I don't think that I actually have rat thing or ratling stats in the game, although I did find them on a blog post, where I think I just took regular giant rat stats, maybe made a minor modification or two, and called them nuzzle rats, based on H. P. Lovecraft's own repeated description of Brown Jenkin "nuzzling horribly". I don't like that name anymore, so I won't reuse it, but giant rat stats are good. Even though giant rats are described as the size of a large dog, the stats are still fine for a rat-sized, but more dangerous than a rat like creature.
Speaking of familiars, I do briefly talk about the animal companion player feat as a way to get familiars, but that doesn't really explain much of what they are. I imagine that the player (and only the player) that has a familiar or animal companion can communicate with it, more or less like a person, although simpler (unless the GM allows you to take, say, a person as an animal companion) and it acts kinda sorta like an NPC that's semi under the control of the player that has it as a class feature. From a "cosmological" perspective, familiars aren't exactly just the animal that they were before they were picked as a familiar; they get "augmented" by some kind of spirit from beyond which is what makes them familiars.

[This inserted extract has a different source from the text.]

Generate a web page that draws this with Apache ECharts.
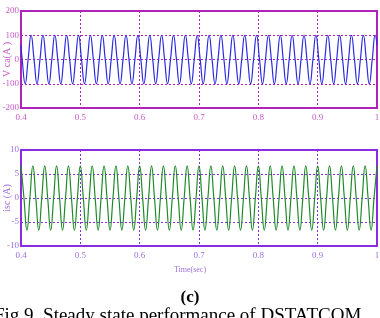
<!DOCTYPE html>
<html>
<head>
<meta charset="utf-8">
<script src="https://cdn.jsdelivr.net/npm/echarts@6/dist/echarts.min.js"></script>
<style>
  html, body { margin: 0; padding: 0; background: #fff; }
  #main { width: 380px; height: 318px; }
</style>
</head>
<body>
<div id="main"></div>
<script>
// 上图: V ca (A)，peaks / zero crossings (50 Hz)
const vaTime = [
  0.400,
  0.402, 0.407, 0.412, 0.417, 0.422, 0.427, 0.432, 0.437, 0.442, 0.447, 0.452, 0.457, 0.462, 0.467, 0.472, 0.477, 0.482, 0.487, 0.492, 0.497,
  0.502, 0.507, 0.512, 0.517, 0.522, 0.527, 0.532, 0.537, 0.542, 0.547, 0.552, 0.557, 0.562, 0.567, 0.572, 0.577, 0.582, 0.587, 0.592, 0.597,
  0.602, 0.607, 0.612, 0.617, 0.622, 0.627, 0.632, 0.637, 0.642, 0.647, 0.652, 0.657, 0.662, 0.667, 0.672, 0.677, 0.682, 0.687, 0.692, 0.697,
  0.702, 0.707, 0.712, 0.717, 0.722, 0.727, 0.732, 0.737, 0.742, 0.747, 0.752, 0.757, 0.762, 0.767, 0.772, 0.777, 0.782, 0.787, 0.792, 0.797,
  0.802, 0.807, 0.812, 0.817, 0.822, 0.827, 0.832, 0.837, 0.842, 0.847, 0.852, 0.857, 0.862, 0.867, 0.872, 0.877, 0.882, 0.887, 0.892, 0.897,
  0.902, 0.907, 0.912, 0.917, 0.922, 0.927, 0.932, 0.937, 0.942, 0.947, 0.952, 0.957, 0.962, 0.967, 0.972, 0.977, 0.982, 0.987, 0.992, 0.997,
  1.000
];
const vaValue = [
  59,
  0, -100, 0, 100, 0, -100, 0, 100, 0, -100, 0, 100, 0, -100, 0, 100, 0, -100, 0, 100,
  0, -100, 0, 100, 0, -100, 0, 100, 0, -100, 0, 100, 0, -100, 0, 100, 0, -100, 0, 100,
  0, -100, 0, 100, 0, -100, 0, 100, 0, -100, 0, 100, 0, -100, 0, 100, 0, -100, 0, 100,
  0, -100, 0, 100, 0, -100, 0, 100, 0, -100, 0, 100, 0, -100, 0, 100, 0, -100, 0, 100,
  0, -100, 0, 100, 0, -100, 0, 100, 0, -100, 0, 100, 0, -100, 0, 100, 0, -100, 0, 100,
  0, -100, 0, 100, 0, -100, 0, 100, 0, -100, 0, 100, 0, -100, 0, 100, 0, -100, 0, 100,
  59
];

// 下图: isc (A)
const iscTime = [
  0.400, 0.405, 0.410, 0.415, 0.420, 0.425, 0.430, 0.435, 0.440, 0.445, 0.450, 0.455, 0.460, 0.465, 0.470, 0.475, 0.480, 0.485, 0.490, 0.495,
  0.500, 0.505, 0.510, 0.515, 0.520, 0.525, 0.530, 0.535, 0.540, 0.545, 0.550, 0.555, 0.560, 0.565, 0.570, 0.575, 0.580, 0.585, 0.590, 0.595,
  0.600, 0.605, 0.610, 0.615, 0.620, 0.625, 0.630, 0.635, 0.640, 0.645, 0.650, 0.655, 0.660, 0.665, 0.670, 0.675, 0.680, 0.685, 0.690, 0.695,
  0.700, 0.705, 0.710, 0.715, 0.720, 0.725, 0.730, 0.735, 0.740, 0.745, 0.750, 0.755, 0.760, 0.765, 0.770, 0.775, 0.780, 0.785, 0.790, 0.795,
  0.800, 0.805, 0.810, 0.815, 0.820, 0.825, 0.830, 0.835, 0.840, 0.845, 0.850, 0.855, 0.860, 0.865, 0.870, 0.875, 0.880, 0.885, 0.890, 0.895,
  0.900, 0.905, 0.910, 0.915, 0.920, 0.925, 0.930, 0.935, 0.940, 0.945, 0.950, 0.955, 0.960, 0.965, 0.970, 0.975, 0.980, 0.985, 0.990, 0.995,
  1.000
];
const iscValue = [
  6.7, 0, -6.7, 0, 6.7, 0, -6.7, 0, 6.7, 0, -6.7, 0, 6.7, 0, -6.7, 0, 6.7, 0, -6.7, 0,
  6.7, 0, -6.7, 0, 6.7, 0, -6.7, 0, 6.7, 0, -6.7, 0, 6.7, 0, -6.7, 0, 6.7, 0, -6.7, 0,
  6.7, 0, -6.7, 0, 6.7, 0, -6.7, 0, 6.7, 0, -6.7, 0, 6.7, 0, -6.7, 0, 6.7, 0, -6.7, 0,
  6.7, 0, -6.7, 0, 6.7, 0, -6.7, 0, 6.7, 0, -6.7, 0, 6.7, 0, -6.7, 0, 6.7, 0, -6.7, 0,
  6.7, 0, -6.7, 0, 6.7, 0, -6.7, 0, 6.7, 0, -6.7, 0, 6.7, 0, -6.7, 0, 6.7, 0, -6.7, 0,
  6.7, 0, -6.7, 0, 6.7, 0, -6.7, 0, 6.7, 0, -6.7, 0, 6.7, 0, -6.7, 0, 6.7, 0, -6.7, 0,
  6.7
];

const topColor = "#b023b8",
  botColor = "#8a2be2",
  topLabel = "#c85ac8",
  botLabel = "#a070e0";

function pairs(t, v) {
  return t.map((x, i) => [x, v[i]]);
}

function xAx(idx, color, lab) {
  return {
    type: "value",
    gridIndex: idx,
    min: 0.4,
    max: 1,
    interval: 0.1,
    axisLine: { show: false },
    axisTick: { show: false },
    axisLabel: { color: lab, fontFamily: "Liberation Serif", fontSize: 9, margin: 5 },
    splitLine: { show: true, lineStyle: { color: color, type: [2, 2], width: 1 } },
  };
}
function yAx(idx, min, max, step, color, lab, name) {
  return {
    type: "value",
    gridIndex: idx,
    min: min,
    max: max,
    interval: step,
    name: name,
    nameLocation: "middle",
    nameGap: 9,
    nameMoveOverlap: false,
    nameTextStyle: { color: lab, fontFamily: "Liberation Sans Narrow", fontSize: 10 },
    axisLine: { show: false },
    axisTick: { show: false },
    axisLabel: { color: lab, fontFamily: "Liberation Serif", fontSize: 9, margin: 2 },
    splitLine: { show: true, lineStyle: { color: color, type: [2, 2], width: 1 } },
  };
}

var chart = echarts.init(document.getElementById("main"));
chart.setOption({
  backgroundColor: "#fff",
  animation: false,
  grid: [
    { left: 21, right: 3, top: 11, height: 97, show: true, borderColor: topColor, borderWidth: 2, backgroundColor: "#fff", containLabel: false, outerBoundsMode: "none" },
    { left: 21, right: 3, top: 150, height: 96, show: true, borderColor: botColor, borderWidth: 2, backgroundColor: "#fff", containLabel: false, outerBoundsMode: "none" },
  ],
  xAxis: [xAx(0, topColor, topLabel), xAx(1, botColor, botLabel)],
  yAxis: [
    yAx(0, -200, 200, 100, topColor, topLabel, "V ca(A )"),
    yAx(1, -10, 10, 5, botColor, botLabel, "isc (A)"),
  ],
  graphic: [
    { type: "text", left: "center", top: 266, style: { text: "Time(sec)", fill: botLabel, font: "8px 'Liberation Sans Narrow'" } },
    { type: "text", left: "center", top: 289, style: { text: "(c)", fill: "#000", font: "bold 17px 'Liberation Serif'" } },
    { type: "text", left: -6, top: 307, style: { text: "Fig 9. Steady state performance of DSTATCOM", fill: "#000", font: "19px 'Liberation Serif'" } },
  ],
  series: [
    {
      type: "line",
      xAxisIndex: 0,
      yAxisIndex: 0,
      data: pairs(vaTime, vaValue),
      smooth: 0.5,
      showSymbol: false,
      lineStyle: { color: "#2a2ae0", width: 1.2 },
    },
    {
      type: "line",
      xAxisIndex: 1,
      yAxisIndex: 1,
      data: pairs(iscTime, iscValue),
      smooth: 0.5,
      showSymbol: false,
      lineStyle: { color: "#1f8a2a", width: 1.2 },
    },
  ],
});
</script>
</body>
</html>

Keep in mind; I don't have cozy, nice wizards in DFX. Magic is witchcraft, pure and simple, or transhuman scary sorcery. Familiar spirits that take over and possess the bodies of some animal are evil creatures, and for the most part, people who use magic are evil as well. Occasionally there is a "good" sorcerer who tries to use the tools of the enemy against him, which is where PCs using magic comes in, but that's usually a pretty iffy bargain to make, and the sorcerers who do this are usually biding their time, using it as little as possible, hoping to get through life before corruption catches up to them.
But given that PCs are often reckless or desperate or both, I imagine that plenty of characters can use magic and even have familiars without being "evil"... but it's a slippery slope and they're already sliding on it.